Add tutorial for distributed training and batch prediction with Kubernetes (dmlc#4621)

merlintang · hcho3 · commit beb7b295a8cf · 2019-07-14T23:27:27.000-07:00
* provide the readme

* update for format

* reformat

* reformat -2

* update again

* update format

* update w.r.t yinlou's comments

* Add kubernetes tutorial to Table of Contents

* Style edit
diff --git a/doc/tutorials/index.rst b/doc/tutorials/index.rst
@@ -11,6 +11,7 @@ See `Awesome XGBoost <https://github.com/dmlc/xgboost/tree/master/demo>`_ for mo
 
   model
   Distributed XGBoost with AWS YARN <aws_yarn>
+  kubernetes
   Distributed XGBoost with XGBoost4J-Spark <https://xgboost.readthedocs.io/en/latest/jvm/xgboost4j_spark_tutorial.html>
   dart
   monotonic
diff --git a/doc/tutorials/kubernetes.rst b/doc/tutorials/kubernetes.rst
@@ -0,0 +1,36 @@
+###################################
+Distributed XGBoost with Kubernetes
+###################################
+
+Kubeflow community provides `XGBoost Operator <https://github.com/kubeflow/xgboost-operator>`_ to support distributed XGBoost training and batch prediction in a Kubernetes cluster.

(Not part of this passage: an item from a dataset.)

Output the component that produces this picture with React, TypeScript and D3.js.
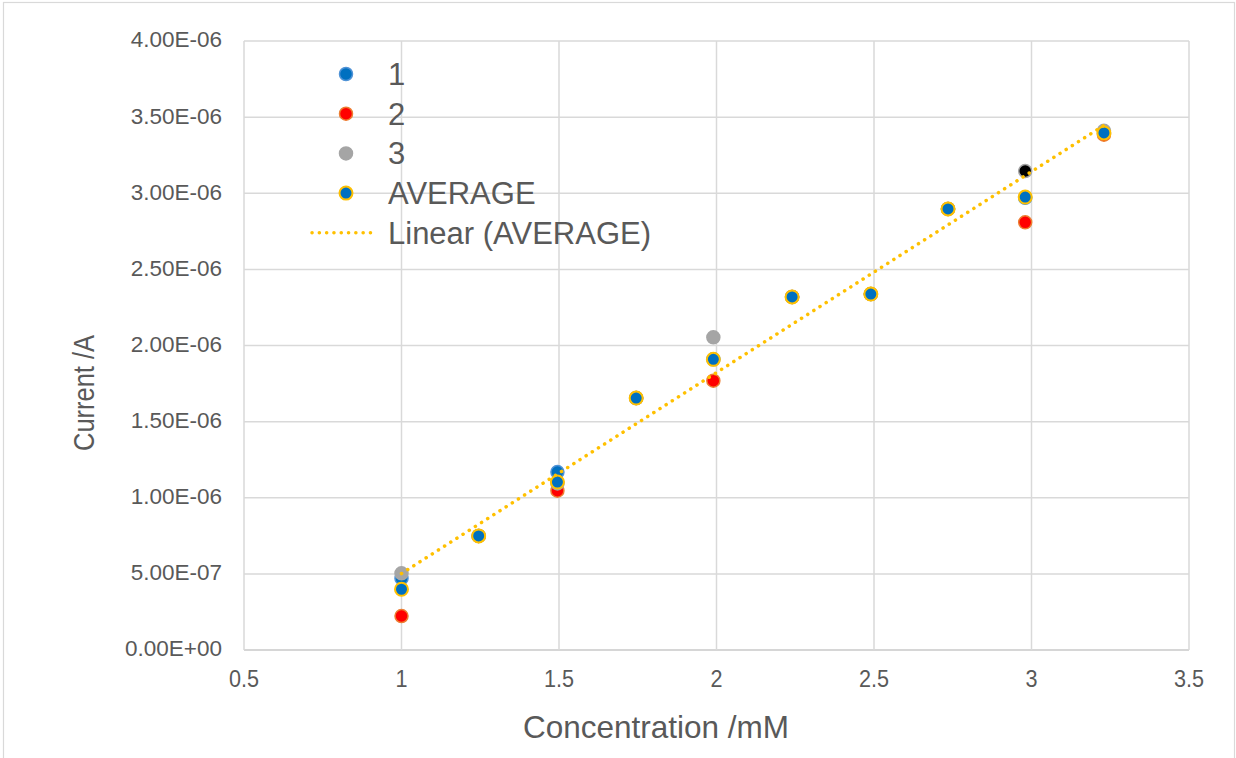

It provides an easy and efficient XGBoost model training and batch prediction in distributed fashion.
+
+**********
+How to use
+**********
+In order to run a XGBoost job in a Kubernetes cluster, carry out the following steps:
+
+1. Install XGBoost Operator in Kubernetes.
+
+   a. XGBoost Operator is designed to manage XGBoost jobs, including job scheduling, monitoring, pods and services recovery etc. Follow the `installation guide <https://github.com/kubeflow/xgboost-operator#installing-xgboost-operator>`_ to install XGBoost Operator.
+
+2. Write application code to interface with the XGBoost operator.
+
+   a. You'll need to furnish a few scripts to inteface with the XGBoost operator. Refer to the `Iris classification example <https://github.com/kubeflow/xgboost-operator/tree/master/config/samples/xgboost-dist>`_.
+   b. Data reader/writer: you need to have your data source reader and writer based on the requirement. For example, if your data is stored in a Hive Table, you have to write your own code to read/write Hive table based on the ID of worker.
+   c. Model persistence: in this example, model is stored in the OSS storage. If you want to store your model into Amazon S3, Google NFS or other storage, you'll need to specify the model reader and writer based on the requirement of storage system.
+
+3. Configure the XGBoost job using a YAML file.
+
+   a. YAML file is used to configure the computation resource and environment for your XGBoost job to run, e.g. the number of workers and masters. The template `YAML template <https://github.com/kubeflow/xgboost-operator/blob/master/config/samples/xgboost-dist/xgboostjob_v1alpha1_iris_train.yaml>`_ is provided for reference.
+
+4. Submit XGBoost job to Kubernetes cluster.
+
+   a. `Kubectl command <https://github.com/kubeflow/xgboost-operator#creating-a-xgboost-trainingprediction-job>`_ is used to submit a XGBoost job, and then you can monitor the job status.
+
+****************
+Work in progress
+****************
+
+- XGBoost Model serving
+- Distributed data reader/writer from/to HDFS, HBase, Hive etc.
+- Model persistence on Amazon S3, Google NFS etc.